Second, marriages all have dynamics, some of which may have led to the failure of the marriage. The last thing I want is for that dynamic to carry itself into the mediation. For example, if the other side is a bit of a bully, I do not want my client to feel that same dynamic during the mediation process.
Finally, starting –and staying — separate during the mediation prevents either party from blustering, behaving aggressively or attempting to intimidate the other side. I believe that the parties become more realistic and get down to business a lot faster when they do not feel the need to posture in front of the other party or their attorney
If you do start out in the same room, make sure that you behave yourself. Allow the other side to present his or her case without interrupting and by all means listen to what they are saying –you might gain some insight that will help settle the case. Don’t roll your eyes or make disparaging sounds or remarks. When it is your turn to speak, breast your cards and save your arguments until you are alone with the mediator.
There are two main rules to remember during mediation. First, what happens in mediation stays in mediation; in other words, no offers or proposals made at mediation will ever show up in front of the Court. Any settlement positions expressed at mediation are inadmissible under the Rules of Evidence. The obvious purpose of this rule is to allow the parties to “think outside the box” with regard to settlement options without the fear that their proposals will somehow come back to haunt them should they be unable to resolve their case.

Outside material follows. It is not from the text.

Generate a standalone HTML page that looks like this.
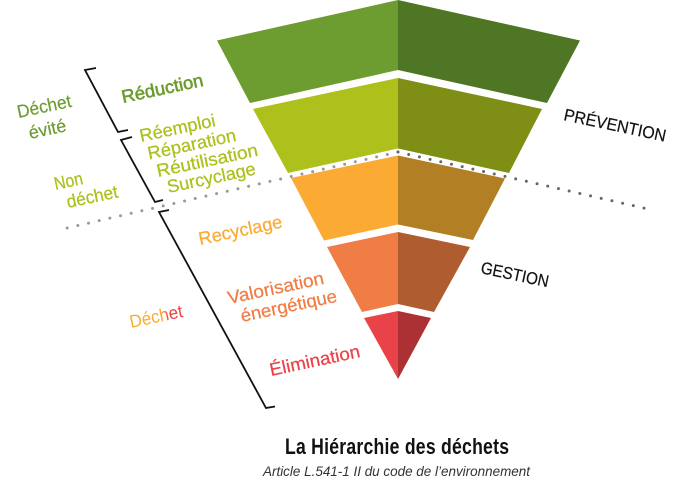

The second rule of mediation is that the decision to settle the case belongs to the parties. What I mean by that is that neither party can force the other party into a settlement. The mediator is not a judge and cannot make decisions for the parties. Your attorney cannot force you to settle; he or she can only give you advice regarding what the Court would likely do under your particular fact pattern. In the end, the decision to settle or not settle always belongs to the client. After all, it’s your life.
Prior to mediation you should have some idea of your settlement parameters . In other words, you should have some idea of what you’re willing to accept and, perhaps more importantly, what you will not accept. No one can predict with 100% accuracy what a Court will do. Accordingly, you will have to decide whether you are willing to “paint with a broad brush” and work towards a resolution that is generally acceptable or whether you will insist on pursuing exacting detail in your settlement discussions. I have found that most people are happier crafting settlements that get them the things that are important and have meaning to them rather than worrying about whether or not they have divided the household furnishings with exacting economic precision.
Generally, the mediation starts by the mediator explaining his or her role in the process, the basic rules of conduct and the limitations on his or her authority. If the client feels comfortable, he or she will explain to the mediator the basic facts of the case, describe the contested issues and, perhaps, propose an acceptable resolution. If the client is uncomfortable speaking, the attorney will step in and explain to the mediator the basic issues for mediation. Typically, as the process continues even the shyest of clients relax and become more vocal in the process.
Be sure that the mediator understands what he or she is allowed to communicate to the other side. Most mediators are pretty good at being able to determine what is fair game to discuss with the other party but if there is any doubt, make sure to speak up and tell the mediator that he or she is not allowed to communicate a particular fact, position or opinion to the other side.
Once the mediator has a good grasp on the facts and your position, he or she will head off to the other room to discuss the same issues with the other party. The mediator will go back and forth between the rooms until a resolution is reached or it becomes clear that no resolution is possible. Bring a book– there is often a lot of time during which you will be sitting alone or with your attorney just waiting for the mediator to come back.
Try to remember that the mediator has far more information than you do since he or she has heard from both sides. As such, you should let the mediator determine when the mediation is hopeless and should end. Even if mediation is unsuccessful, it is valuable in many ways. For example, mediation often serves to identify those areas where the parties have agreement and where they have disputes allowing the parties to focus their future efforts exclusively on contested matters. Mediation also serves to identify those areas where additional information is needed, such as an appraisal or business valuation thereby allowing the attorneys to focus discovery efforts on obtaining that missing information. Perhaps most importantly, mediation will give your attorney insight into the other parties’ legal and factual positions.